The National Interest

By Jacob Heilbrunn

As today's Republican presidential candidates jockey for their party's nomination, they would do well to look to the past. So would Democrats. Specifically, they should start looking at Richard Milhous Nixon and his foreign policy legacy. So argues Tom Switzer, a research associate at the United States Studies Center at Sydney University, in a probing op-ed in the New York Times.

It's no secret that Nixon sought to act prudently, that he believed America had reached its apogee as a great power. Henry Kissinger, his key adviser in foreign affairs, inclined to a realist view of the world in which the great powers reached a kind of condominium. Stability, not superiority, was Kissinger's credo. It was Nixon's as well. Indeed, a very strong case could be made that Nixon played a critical role in winding down the cold war by pursuing detente with the Soviet Union in the early 1970s. Absent the ties that were developed would the cold war really have ended peacefully? Wasn't Ronald Reagan really following in Nixon's footsteps when he reached out to Mikhail Gorbachev and signed sweeping arms-control agreements?

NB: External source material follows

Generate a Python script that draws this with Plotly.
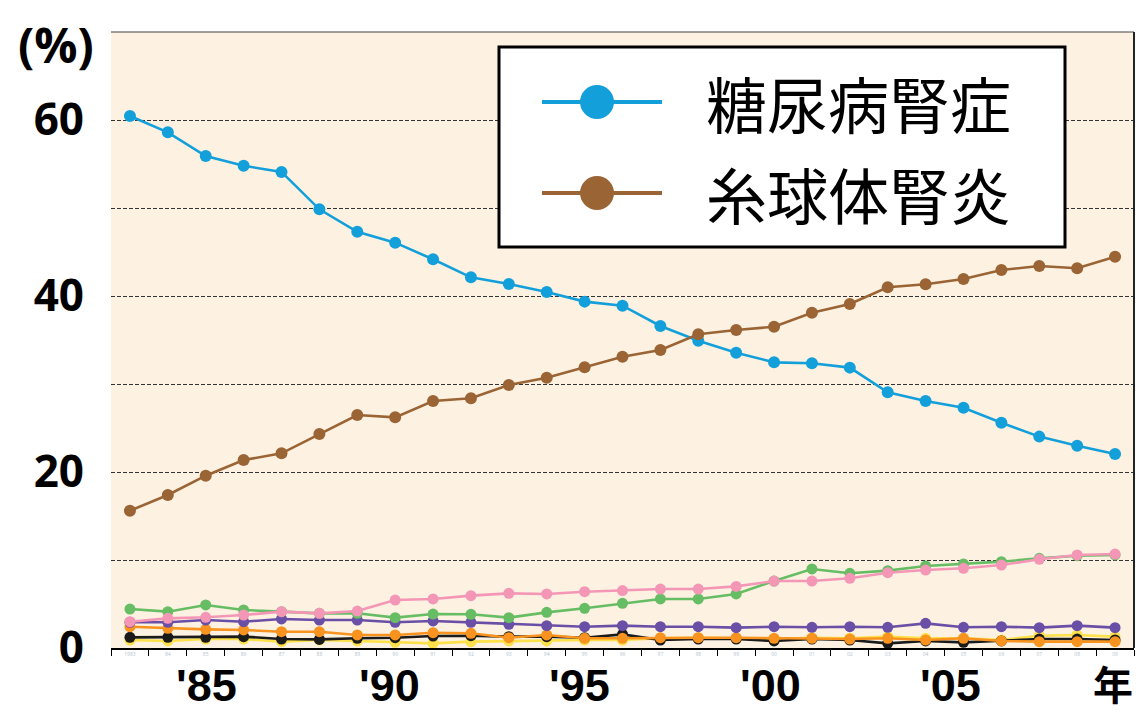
import plotly.graph_objects as go

years = [str(y) for y in range(1983, 2010)]
tick_labels = ["1983"] + [f"{y % 100:02d}" for y in range(1984, 2010)]

diabetic = [60.45, 58.6, 55.9, 54.8, 54.1, 49.85, 47.3, 46.06, 44.17, 42.12, 41.36, 40.45, 39.36,
            38.9, 36.59, 34.92, 33.56, 32.46, 32.35, 31.86, 29.05, 28.07, 27.31, 25.6, 24.02, 22.99, 22.05]
glomerulo = [15.6, 17.39, 19.58, 21.36, 22.12, 24.32, 26.48, 26.21, 28.07, 28.37, 29.89, 30.72, 31.9,
             33.1, 33.86, 35.65, 36.14, 36.51, 38.1, 39.09, 40.99, 41.33, 41.93, 42.95, 43.41, 43.15, 44.47]
green = [4.43, 4.13, 4.89, 4.32, 4.13, 3.94, 3.94, 3.45, 3.86, 3.83, 3.45, 4.05, 4.51, 5.08, 5.57, 5.57,
         6.14, 7.61, 8.98, 8.49, 8.79, 9.32, 9.55, 9.81, 10.19, 10.49, 10.57]
pink = [2.99, 3.37, 3.49, 3.75, 4.13, 3.94, 4.2, 5.45, 5.57, 5.95, 6.21, 6.14, 6.4, 6.52, 6.7, 6.7,
        7.0, 7.61, 7.61, 7.92, 8.56, 8.86, 9.06, 9.43, 10.08, 10.57, 10.68]
purple = [2.92, 2.92, 3.18, 2.99, 3.3, 3.18, 3.18, 2.92, 3.07, 2.92, 2.69, 2.54, 2.42, 2.54, 2.42, 2.42,
          2.31, 2.42, 2.35, 2.42, 2.35, 2.8, 2.35, 2.42, 2.31, 2.54, 2.31]
orange = [2.42, 2.24, 2.12, 2.05, 1.85, 1.85, 1.48, 1.48, 1.74, 1.67, 1.17, 1.48, 1.1, 1.1, 1.17, 1.17,
          1.17, 1.1, 1.1, 1.02, 1.1, 0.91, 1.1, 0.8, 0.72, 0.72, 0.72]
black = [1.21, 1.21, 1.21, 1.29, 1.02, 0.98, 1.1, 1.17, 1.36, 1.4, 1.29, 1.29, 1.17, 1.55, 0.91, 1.02,
         1.02, 0.8, 1.02, 0.91, 0.53, 0.8, 0.64, 0.8, 1.02, 1.02, 0.91]
yellow = [0.91, 0.8, 1.02, 1.02, 0.72, 0.91, 0.8, 0.64, 0.53, 0.72, 0.8, 0.8, 0.91, 0.91, 1.1, 1.17,
          1.1, 1.02, 1.17, 1.1, 1.29, 1.1, 1.1, 0.91, 1.4, 1.48, 1.29]

legend_names = ["糖尿病腎症", "糸球体腎炎"]
era_years = ["1985", "1990", "1995", "2000", "2005"]
era_labels = ["'85", "'90", "'95", "'00", "'05"]
era_shift = [1, -6, -5, -4, -13]

BLUE = "#13a0da"
BROWN = "#9a6434"

W, H = 1144, 713
ML, MR, MT, MB = 111, 10, 32, 65
PW, PH = W - ML - MR, H - MT - MB


def px(xp):
    return (xp - ML) / PW


def py(yp):
    return (H - MB - yp) / PH


fig = go.Figure()
small = [(yellow, "#fde04a"), (black, "#1a1a1a"), (orange, "#f7931e"),
         (purple, "#6a4fa6"), (green, "#66bd63"), (pink, "#f497b7")]
for vals, col in small:
    fig.add_trace(go.Scatter(x=years, y=vals, mode="lines+markers",
                             line=dict(color=col, width=2.6),
                             marker=dict(color=col, size=11), showlegend=False))
fig.add_trace(go.Scatter(x=years, y=diabetic, mode="lines+markers", name=legend_names[0],
                         line=dict(color=BLUE, width=2.6), marker=dict(color=BLUE, size=12),
                         showlegend=False))
fig.add_trace(go.Scatter(x=years, y=glomerulo, mode="lines+markers", name=legend_names[1],
                         line=dict(color=BROWN, width=2.6), marker=dict(color=BROWN, size=12),
                         showlegend=False))

shapes = [
    dict(type="line", xref="paper", yref="paper", x0=0, x1=1, y0=1, y1=1,
         line=dict(color="#444", width=1.2)),
    dict(type="line", xref="paper", yref="paper", x0=1, x1=1, y0=0, y1=1,
         line=dict(color="#222", width=2)),
    dict(type="rect", xref="paper", yref="paper", x0=px(499), x1=px(1065), y0=py(247), y1=py(47),
         fillcolor="white", line=dict(color="black", width=3), layer="above"),
]
annotations = []
rows = [(102, BLUE, legend_names[0]), (193, BROWN, legend_names[1])]
for yc, col, name in rows:
    shapes.append(dict(type="line", xref="paper", yref="paper", x0=px(542), x1=px(662),
                       y0=py(yc), y1=py(yc), line=dict(color=col, width=4), layer="above"))
    shapes.append(dict(type="circle", xref="paper", yref="paper", x0=px(580), x1=px(614),
                       y0=py(yc + 17), y1=py(yc - 17), fillcolor=col,
                       line=dict(color=col, width=0), layer="above"))
    annotations.append(dict(text=name, xref="paper", yref="paper", x=px(704), y=py(yc),
                            xanchor="left", yanchor="middle", showarrow=False,
                            font=dict(family="Noto Sans CJK JP", size=61, color="black")))

for yr, lab, sh in zip(era_years, era_labels, era_shift):
    annotations.append(dict(text=f"<b>{lab}</b>", x=years.index(yr), xref="x", yref="paper",
                            y=py(685), xanchor="center", yanchor="middle", showarrow=False,
                            xshift=sh, font=dict(family="Liberation Sans", size=45, color="black")))
annotations.append(dict(text="<b>年</b>", xref="paper", yref="paper", x=px(1113), y=py(683),
                        xanchor="center", yanchor="middle", showarrow=False,
                        font=dict(family="Noto Sans CJK JP", size=40, color="black")))
annotations.append(dict(text="<b>(%)</b>", xref="paper", yref="paper", x=px(56), y=py(45),
                        xanchor="center", yanchor="middle", showarrow=False,
                        font=dict(family="Open Sans", size=48, color="black")))

fig.update_layout(
    width=W, height=H,
    margin=dict(l=ML, r=MR, t=MT, b=MB, pad=0),
    paper_bgcolor="white", plot_bgcolor="#fdf1e2",
    shapes=shapes, annotations=annotations,
    xaxis=dict(type="category", categoryorder="array", categoryarray=years,
               range=[-0.5, 26.5], tickmode="array", tickvals=years, ticktext=tick_labels,
               tickson="boundaries", ticks="outside", ticklen=6, tickcolor="black", tickwidth=1,
               tickfont=dict(size=5, color="#b3bfcf", family="Open Sans"),
               showline=True, linecolor="black", linewidth=1.5, showgrid=False,
               zeroline=False, fixedrange=True),
    yaxis=dict(range=[0, 70], tickmode="array", tickvals=[0, 10, 20, 30, 40, 50, 60],
               ticktext=["<b>0</b>", "", "<b>20</b>", "", "<b>40</b>", "", "<b>60</b>"],
               ticks="", ticklabelstandoff=26,
               tickfont=dict(family="Open Sans", size=44, color="black"),
               showgrid=True, gridcolor="#333", gridwidth=1, griddash="4px,2px",
               zeroline=False, showline=False, fixedrange=True),
)

fig.write_html("out.html")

Switzer's contribution is not only to remind us of this valuable record, but also to unearth some historical nuggets. Speaking to media executives in Kansas City in July 1971, for instance, Nixon predicted that the world was becoming multipolar and suggested that this was not "a bad thing." Quite the contrary. Why should America try to shoulder the entire cold war burden? Nixon's views could not have been further removed from the triumphalism that swept tsunami-like over the GOP in the 1990s and issued in the George W. Bush presidency. Switzer records:

"I think of what happened to Greece and Rome, and you see what is left — only the pillars," Nixon concluded somberly. "What has happened, of course, is that the great civilizations of the past, as they have become wealthy, as they have lost their will to live, to improve, they then have become subject to decadence that eventually destroys the civilization. The U.S. is now reaching that period."

Imagine if President Obama or leading Republicans today welcomed the end of U.S. pre-eminence and the rise of global multipolarity. The American body politic would denounce them as declinists, defeatists, perhaps even un-American. Yet Nixon's speech sparked no outrage in July 1971.

Nor was it an isolated incident. A few months later, he told Time magazine: "I think it will be a safer world and a better world if we have a strong, healthy United States, Europe, Soviet Union, China, Japan, each balancing the other. ..."

President Obama has already made it clear that one of the presidents he admires most is George H.W. Bush. But the Republican party has long looked askance at its Nixonian pedigree (which dates back to Dwight Eisenhower--my own suspicion is that the influence of Ike on Nixon has been underestimated). Ever since the Reagan years, the GOP has been stuck on automatic pilot, denouncing as appeasement any attempt to reach an agreement with a foreign adversary. In a sense it sounds like the proto-Nixon of the late 1940s and early 1950s. But Nixon quickly abandoned such rodomontade.

Whether Nixon was always right is another matter. It could be argued that he took too dour a view of America's future. But he may also have been prescient. At a moment when America is mired in misery, at home and abroad, his sagacious counsel should not be airbrushed out of the history of the GOP. Back in 1973, one of Nixon's longtime critics, Walter Lippmann, so Switzer observes, praised him for being the great liquidator of American adventures--the war in Vietnam, the Great Society--were "beyond our power." Nixon was pleased: "wise observation," he jotted down.

Such wisdom should make a comeback in the GOP. Will it?